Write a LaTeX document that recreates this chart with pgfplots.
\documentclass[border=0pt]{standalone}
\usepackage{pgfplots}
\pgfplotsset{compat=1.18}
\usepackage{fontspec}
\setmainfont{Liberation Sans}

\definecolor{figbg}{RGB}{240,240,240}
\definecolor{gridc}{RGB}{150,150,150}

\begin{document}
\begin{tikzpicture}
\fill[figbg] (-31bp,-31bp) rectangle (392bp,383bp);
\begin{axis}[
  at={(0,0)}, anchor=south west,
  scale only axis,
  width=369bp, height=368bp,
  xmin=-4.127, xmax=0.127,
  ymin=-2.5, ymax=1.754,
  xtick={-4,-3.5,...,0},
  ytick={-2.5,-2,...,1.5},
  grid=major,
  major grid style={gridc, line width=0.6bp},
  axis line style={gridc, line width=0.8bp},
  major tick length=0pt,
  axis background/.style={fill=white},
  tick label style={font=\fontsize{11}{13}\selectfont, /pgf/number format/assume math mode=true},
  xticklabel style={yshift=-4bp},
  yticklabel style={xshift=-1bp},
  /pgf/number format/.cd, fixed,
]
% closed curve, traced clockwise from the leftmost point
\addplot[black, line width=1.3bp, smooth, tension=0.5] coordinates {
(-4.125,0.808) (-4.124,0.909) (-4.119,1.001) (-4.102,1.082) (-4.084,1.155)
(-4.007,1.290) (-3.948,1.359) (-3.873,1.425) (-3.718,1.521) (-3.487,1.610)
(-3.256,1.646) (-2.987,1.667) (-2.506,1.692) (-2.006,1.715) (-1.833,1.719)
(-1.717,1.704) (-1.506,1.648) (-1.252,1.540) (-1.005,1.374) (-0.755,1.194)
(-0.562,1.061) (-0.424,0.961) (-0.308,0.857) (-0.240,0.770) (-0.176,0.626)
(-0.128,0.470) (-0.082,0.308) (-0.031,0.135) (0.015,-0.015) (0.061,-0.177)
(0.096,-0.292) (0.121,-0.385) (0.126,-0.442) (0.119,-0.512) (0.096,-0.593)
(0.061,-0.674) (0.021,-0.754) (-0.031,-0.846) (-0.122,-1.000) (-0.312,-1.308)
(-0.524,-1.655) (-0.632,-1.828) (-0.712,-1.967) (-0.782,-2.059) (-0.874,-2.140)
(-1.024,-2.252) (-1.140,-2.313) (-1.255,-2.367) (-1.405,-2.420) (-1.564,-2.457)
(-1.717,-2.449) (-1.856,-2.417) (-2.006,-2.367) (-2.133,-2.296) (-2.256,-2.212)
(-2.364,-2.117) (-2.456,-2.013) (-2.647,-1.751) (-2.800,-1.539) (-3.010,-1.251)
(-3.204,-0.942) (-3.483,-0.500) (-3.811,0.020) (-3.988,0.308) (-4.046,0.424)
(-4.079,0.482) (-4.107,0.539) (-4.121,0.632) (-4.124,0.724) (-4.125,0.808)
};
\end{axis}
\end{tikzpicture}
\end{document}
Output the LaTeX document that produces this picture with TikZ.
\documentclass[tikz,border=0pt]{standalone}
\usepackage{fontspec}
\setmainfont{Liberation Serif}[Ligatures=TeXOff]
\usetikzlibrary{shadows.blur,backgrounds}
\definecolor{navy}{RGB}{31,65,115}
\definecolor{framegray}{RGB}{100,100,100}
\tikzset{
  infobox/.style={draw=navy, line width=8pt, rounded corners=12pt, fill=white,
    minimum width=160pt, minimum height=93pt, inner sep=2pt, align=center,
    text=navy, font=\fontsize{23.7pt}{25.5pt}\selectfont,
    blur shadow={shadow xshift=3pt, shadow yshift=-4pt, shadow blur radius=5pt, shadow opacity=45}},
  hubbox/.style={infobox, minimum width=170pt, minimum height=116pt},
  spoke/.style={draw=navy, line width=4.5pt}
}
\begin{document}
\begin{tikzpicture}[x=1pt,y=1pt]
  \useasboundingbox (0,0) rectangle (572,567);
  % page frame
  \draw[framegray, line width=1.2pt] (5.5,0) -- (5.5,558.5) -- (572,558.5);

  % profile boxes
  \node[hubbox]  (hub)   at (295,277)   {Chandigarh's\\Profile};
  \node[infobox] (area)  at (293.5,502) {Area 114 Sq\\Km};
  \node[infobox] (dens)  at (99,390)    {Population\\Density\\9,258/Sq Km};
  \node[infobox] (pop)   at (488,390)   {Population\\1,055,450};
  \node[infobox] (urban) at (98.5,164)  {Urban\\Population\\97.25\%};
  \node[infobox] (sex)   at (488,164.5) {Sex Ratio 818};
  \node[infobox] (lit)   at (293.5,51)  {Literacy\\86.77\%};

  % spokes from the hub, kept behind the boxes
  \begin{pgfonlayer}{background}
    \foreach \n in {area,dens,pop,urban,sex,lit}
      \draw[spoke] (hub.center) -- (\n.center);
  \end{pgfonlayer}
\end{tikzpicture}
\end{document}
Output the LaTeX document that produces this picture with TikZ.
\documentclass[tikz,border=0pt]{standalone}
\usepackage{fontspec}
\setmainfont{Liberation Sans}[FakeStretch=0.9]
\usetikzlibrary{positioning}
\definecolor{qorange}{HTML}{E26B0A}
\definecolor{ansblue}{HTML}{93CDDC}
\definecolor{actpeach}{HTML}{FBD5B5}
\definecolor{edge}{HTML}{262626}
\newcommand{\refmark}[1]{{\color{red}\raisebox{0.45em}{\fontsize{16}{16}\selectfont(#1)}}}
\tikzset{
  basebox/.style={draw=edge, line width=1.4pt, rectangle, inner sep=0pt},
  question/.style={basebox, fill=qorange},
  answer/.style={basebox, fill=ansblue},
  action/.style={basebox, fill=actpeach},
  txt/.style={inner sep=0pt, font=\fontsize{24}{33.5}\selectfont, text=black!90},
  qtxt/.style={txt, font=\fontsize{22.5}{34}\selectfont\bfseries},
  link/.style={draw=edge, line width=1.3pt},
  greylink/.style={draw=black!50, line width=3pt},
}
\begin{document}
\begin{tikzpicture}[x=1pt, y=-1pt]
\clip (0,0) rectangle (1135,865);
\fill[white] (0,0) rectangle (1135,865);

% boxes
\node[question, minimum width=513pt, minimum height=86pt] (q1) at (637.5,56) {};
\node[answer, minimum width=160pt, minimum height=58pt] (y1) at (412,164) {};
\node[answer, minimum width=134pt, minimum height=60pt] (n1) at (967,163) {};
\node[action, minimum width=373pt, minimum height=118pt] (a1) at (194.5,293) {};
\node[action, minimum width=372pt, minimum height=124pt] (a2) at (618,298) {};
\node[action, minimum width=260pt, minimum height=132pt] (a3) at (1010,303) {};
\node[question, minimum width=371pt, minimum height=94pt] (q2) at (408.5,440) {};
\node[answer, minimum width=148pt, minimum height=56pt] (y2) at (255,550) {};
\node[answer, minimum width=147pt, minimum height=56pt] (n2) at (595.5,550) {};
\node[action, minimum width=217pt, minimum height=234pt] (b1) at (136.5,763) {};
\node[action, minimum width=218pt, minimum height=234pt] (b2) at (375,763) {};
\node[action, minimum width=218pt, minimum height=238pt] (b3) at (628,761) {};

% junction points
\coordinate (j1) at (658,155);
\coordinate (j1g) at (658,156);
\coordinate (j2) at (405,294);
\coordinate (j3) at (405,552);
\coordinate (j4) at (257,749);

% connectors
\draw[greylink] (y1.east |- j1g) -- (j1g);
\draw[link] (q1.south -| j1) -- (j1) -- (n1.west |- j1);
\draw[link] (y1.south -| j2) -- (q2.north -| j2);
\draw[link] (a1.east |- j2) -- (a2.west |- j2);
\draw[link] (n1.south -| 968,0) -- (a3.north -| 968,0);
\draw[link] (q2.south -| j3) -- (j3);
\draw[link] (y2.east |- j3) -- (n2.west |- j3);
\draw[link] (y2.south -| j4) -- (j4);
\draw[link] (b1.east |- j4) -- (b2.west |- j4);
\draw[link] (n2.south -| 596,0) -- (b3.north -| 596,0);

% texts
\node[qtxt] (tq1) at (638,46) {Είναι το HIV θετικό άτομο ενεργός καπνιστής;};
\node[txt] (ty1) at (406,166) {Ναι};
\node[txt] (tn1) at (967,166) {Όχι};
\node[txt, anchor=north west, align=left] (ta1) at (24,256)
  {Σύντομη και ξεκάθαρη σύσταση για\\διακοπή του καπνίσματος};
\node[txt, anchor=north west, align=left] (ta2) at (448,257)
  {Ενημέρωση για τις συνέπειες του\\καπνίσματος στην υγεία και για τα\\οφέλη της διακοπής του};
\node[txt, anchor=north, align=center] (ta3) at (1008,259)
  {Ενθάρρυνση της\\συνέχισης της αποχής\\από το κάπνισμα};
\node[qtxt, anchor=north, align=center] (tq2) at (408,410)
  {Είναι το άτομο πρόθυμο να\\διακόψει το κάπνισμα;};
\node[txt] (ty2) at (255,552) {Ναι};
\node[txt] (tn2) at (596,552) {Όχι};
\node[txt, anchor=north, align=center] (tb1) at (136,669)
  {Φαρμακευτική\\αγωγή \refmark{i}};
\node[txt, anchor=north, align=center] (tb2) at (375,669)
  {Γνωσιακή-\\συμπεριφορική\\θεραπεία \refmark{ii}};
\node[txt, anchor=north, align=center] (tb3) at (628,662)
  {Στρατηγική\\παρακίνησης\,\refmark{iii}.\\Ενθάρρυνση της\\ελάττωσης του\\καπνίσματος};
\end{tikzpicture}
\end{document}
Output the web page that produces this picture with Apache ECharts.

§ Exercise objective: Go through the material line by line. Show each line that contains the string "this".

§ Result:
Write a LaTeX document that recreates this chart with pgfplots.
Output the LaTeX document that produces this picture with TikZ.
Output the LaTeX document that produces this picture with TikZ.
Output the web page that produces this picture with Apache ECharts.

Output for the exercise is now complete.